— start INFORMATION SHOWN —

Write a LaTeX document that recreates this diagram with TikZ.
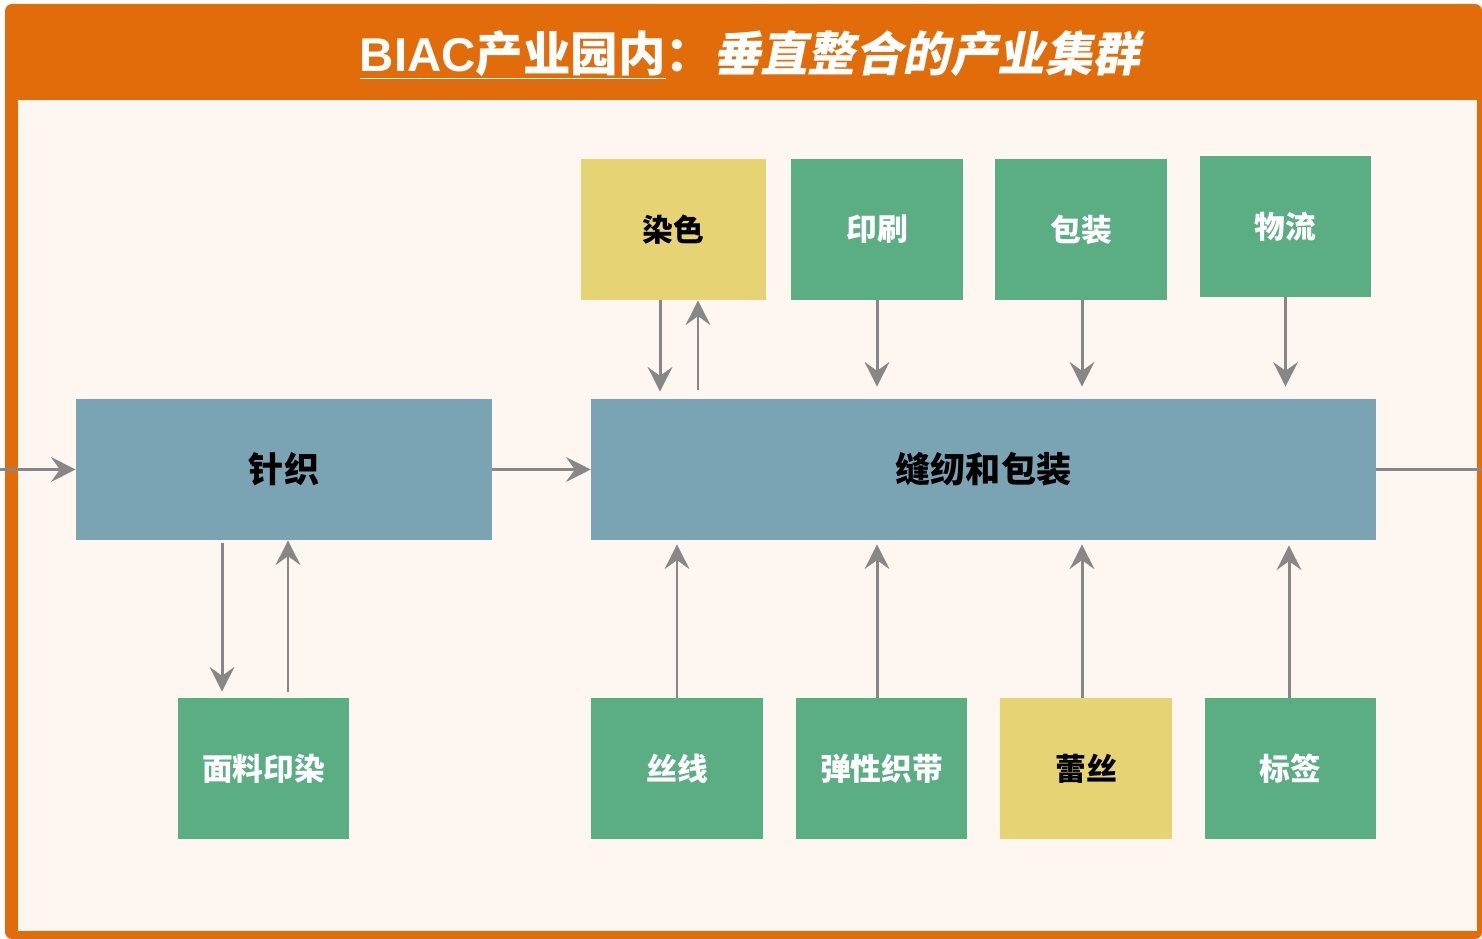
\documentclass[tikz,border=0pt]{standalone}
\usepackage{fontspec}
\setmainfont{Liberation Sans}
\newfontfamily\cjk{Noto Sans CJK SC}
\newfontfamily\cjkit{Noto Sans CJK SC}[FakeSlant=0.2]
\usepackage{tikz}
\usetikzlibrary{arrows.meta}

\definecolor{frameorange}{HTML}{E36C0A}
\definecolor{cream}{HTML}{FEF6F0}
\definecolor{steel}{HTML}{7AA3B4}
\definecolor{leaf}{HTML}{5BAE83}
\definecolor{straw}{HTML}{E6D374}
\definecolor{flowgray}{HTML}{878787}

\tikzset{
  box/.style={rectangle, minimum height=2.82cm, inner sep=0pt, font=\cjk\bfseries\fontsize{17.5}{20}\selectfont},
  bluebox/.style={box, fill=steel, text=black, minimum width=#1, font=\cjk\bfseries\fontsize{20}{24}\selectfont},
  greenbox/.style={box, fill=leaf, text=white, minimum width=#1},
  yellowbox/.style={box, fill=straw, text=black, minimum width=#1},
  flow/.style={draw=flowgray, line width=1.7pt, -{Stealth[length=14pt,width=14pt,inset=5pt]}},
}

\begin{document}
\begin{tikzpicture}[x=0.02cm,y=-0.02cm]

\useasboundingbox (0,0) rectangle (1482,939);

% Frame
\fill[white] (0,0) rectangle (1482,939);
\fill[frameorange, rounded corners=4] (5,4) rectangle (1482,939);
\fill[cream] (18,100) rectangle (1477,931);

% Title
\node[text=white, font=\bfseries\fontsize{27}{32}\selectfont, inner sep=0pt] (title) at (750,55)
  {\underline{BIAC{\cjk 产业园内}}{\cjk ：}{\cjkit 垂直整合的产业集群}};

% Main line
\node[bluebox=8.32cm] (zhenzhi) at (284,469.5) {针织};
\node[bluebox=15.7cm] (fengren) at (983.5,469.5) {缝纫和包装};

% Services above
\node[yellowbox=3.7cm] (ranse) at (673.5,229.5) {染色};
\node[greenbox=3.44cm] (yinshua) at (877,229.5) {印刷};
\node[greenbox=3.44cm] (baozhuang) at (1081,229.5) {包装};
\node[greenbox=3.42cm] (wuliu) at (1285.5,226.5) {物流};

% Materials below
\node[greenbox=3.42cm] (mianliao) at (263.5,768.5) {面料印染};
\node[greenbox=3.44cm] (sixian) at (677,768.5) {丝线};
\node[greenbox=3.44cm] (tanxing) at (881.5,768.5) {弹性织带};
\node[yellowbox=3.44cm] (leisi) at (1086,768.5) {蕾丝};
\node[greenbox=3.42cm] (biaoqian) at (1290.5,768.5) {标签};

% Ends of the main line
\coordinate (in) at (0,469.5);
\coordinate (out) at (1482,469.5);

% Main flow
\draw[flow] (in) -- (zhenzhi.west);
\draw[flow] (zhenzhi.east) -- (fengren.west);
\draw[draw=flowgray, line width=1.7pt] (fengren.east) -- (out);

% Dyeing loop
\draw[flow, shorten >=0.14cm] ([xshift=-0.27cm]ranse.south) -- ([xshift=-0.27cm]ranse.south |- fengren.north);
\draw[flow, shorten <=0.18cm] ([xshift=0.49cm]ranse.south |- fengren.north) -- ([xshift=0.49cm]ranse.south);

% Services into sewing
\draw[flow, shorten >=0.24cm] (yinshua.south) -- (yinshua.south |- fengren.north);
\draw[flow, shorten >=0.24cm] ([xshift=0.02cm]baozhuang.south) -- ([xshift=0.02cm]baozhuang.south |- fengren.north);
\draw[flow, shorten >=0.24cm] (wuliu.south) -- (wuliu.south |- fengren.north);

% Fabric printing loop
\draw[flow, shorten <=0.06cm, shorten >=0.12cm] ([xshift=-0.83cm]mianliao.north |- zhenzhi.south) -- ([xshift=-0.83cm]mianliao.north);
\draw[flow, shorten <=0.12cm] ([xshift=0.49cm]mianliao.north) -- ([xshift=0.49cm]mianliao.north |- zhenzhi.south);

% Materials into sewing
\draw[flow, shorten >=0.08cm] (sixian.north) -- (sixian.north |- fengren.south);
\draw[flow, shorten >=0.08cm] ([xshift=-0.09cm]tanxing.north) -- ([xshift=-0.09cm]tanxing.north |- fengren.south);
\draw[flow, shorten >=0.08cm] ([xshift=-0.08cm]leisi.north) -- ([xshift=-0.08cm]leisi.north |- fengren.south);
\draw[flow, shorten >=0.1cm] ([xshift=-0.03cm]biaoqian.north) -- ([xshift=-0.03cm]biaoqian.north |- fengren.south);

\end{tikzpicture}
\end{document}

— end INFORMATION SHOWN —

→ THE TASK
Omitting all images, print the listing exactly.

→ ANSWER TO THE TASK
Write a LaTeX document that recreates this diagram with TikZ.
\documentclass[tikz,border=0pt]{standalone}
\usepackage{fontspec}
\setmainfont{Liberation Sans}
\newfontfamily\cjk{Noto Sans CJK SC}
\newfontfamily\cjkit{Noto Sans CJK SC}[FakeSlant=0.2]
\usepackage{tikz}
\usetikzlibrary{arrows.meta}

\definecolor{frameorange}{HTML}{E36C0A}
\definecolor{cream}{HTML}{FEF6F0}
\definecolor{steel}{HTML}{7AA3B4}
\definecolor{leaf}{HTML}{5BAE83}
\definecolor{straw}{HTML}{E6D374}
\definecolor{flowgray}{HTML}{878787}

\tikzset{
  box/.style={rectangle, minimum height=2.82cm, inner sep=0pt, font=\cjk\bfseries\fontsize{17.5}{20}\selectfont},
  bluebox/.style={box, fill=steel, text=black, minimum width=#1, font=\cjk\bfseries\fontsize{20}{24}\selectfont},
  greenbox/.style={box, fill=leaf, text=white, minimum width=#1},
  yellowbox/.style={box, fill=straw, text=black, minimum width=#1},
  flow/.style={draw=flowgray, line width=1.7pt, -{Stealth[length=14pt,width=14pt,inset=5pt]}},
}

\begin{document}
\begin{tikzpicture}[x=0.02cm,y=-0.02cm]

\useasboundingbox (0,0) rectangle (1482,939);

% Frame
\fill[white] (0,0) rectangle (1482,939);
\fill[frameorange, rounded corners=4] (5,4) rectangle (1482,939);
\fill[cream] (18,100) rectangle (1477,931);

% Title
\node[text=white, font=\bfseries\fontsize{27}{32}\selectfont, inner sep=0pt] (title) at (750,55)
  {\underline{BIAC{\cjk 产业园内}}{\cjk ：}{\cjkit 垂直整合的产业集群}};

% Main line
\node[bluebox=8.32cm] (zhenzhi) at (284,469.5) {针织};
\node[bluebox=15.7cm] (fengren) at (983.5,469.5) {缝纫和包装};

% Services above
\node[yellowbox=3.7cm] (ranse) at (673.5,229.5) {染色};
\node[greenbox=3.44cm] (yinshua) at (877,229.5) {印刷};
\node[greenbox=3.44cm] (baozhuang) at (1081,229.5) {包装};
\node[greenbox=3.42cm] (wuliu) at (1285.5,226.5) {物流};

% Materials below
\node[greenbox=3.42cm] (mianliao) at (263.5,768.5) {面料印染};
\node[greenbox=3.44cm] (sixian) at (677,768.5) {丝线};
\node[greenbox=3.44cm] (tanxing) at (881.5,768.5) {弹性织带};
\node[yellowbox=3.44cm] (leisi) at (1086,768.5) {蕾丝};
\node[greenbox=3.42cm] (biaoqian) at (1290.5,768.5) {标签};

% Ends of the main line
\coordinate (in) at (0,469.5);
\coordinate (out) at (1482,469.5);

% Main flow
\draw[flow] (in) -- (zhenzhi.west);
\draw[flow] (zhenzhi.east) -- (fengren.west);
\draw[draw=flowgray, line width=1.7pt] (fengren.east) -- (out);

% Dyeing loop
\draw[flow, shorten >=0.14cm] ([xshift=-0.27cm]ranse.south) -- ([xshift=-0.27cm]ranse.south |- fengren.north);
\draw[flow, shorten <=0.18cm] ([xshift=0.49cm]ranse.south |- fengren.north) -- ([xshift=0.49cm]ranse.south);

% Services into sewing
\draw[flow, shorten >=0.24cm] (yinshua.south) -- (yinshua.south |- fengren.north);
\draw[flow, shorten >=0.24cm] ([xshift=0.02cm]baozhuang.south) -- ([xshift=0.02cm]baozhuang.south |- fengren.north);
\draw[flow, shorten >=0.24cm] (wuliu.south) -- (wuliu.south |- fengren.north);

% Fabric printing loop
\draw[flow, shorten <=0.06cm, shorten >=0.12cm] ([xshift=-0.83cm]mianliao.north |- zhenzhi.south) -- ([xshift=-0.83cm]mianliao.north);
\draw[flow, shorten <=0.12cm] ([xshift=0.49cm]mianliao.north) -- ([xshift=0.49cm]mianliao.north |- zhenzhi.south);

% Materials into sewing
\draw[flow, shorten >=0.08cm] (sixian.north) -- (sixian.north |- fengren.south);
\draw[flow, shorten >=0.08cm] ([xshift=-0.09cm]tanxing.north) -- ([xshift=-0.09cm]tanxing.north |- fengren.south);
\draw[flow, shorten >=0.08cm] ([xshift=-0.08cm]leisi.north) -- ([xshift=-0.08cm]leisi.north |- fengren.south);
\draw[flow, shorten >=0.1cm] ([xshift=-0.03cm]biaoqian.north) -- ([xshift=-0.03cm]biaoqian.north |- fengren.south);

\end{tikzpicture}
\end{document}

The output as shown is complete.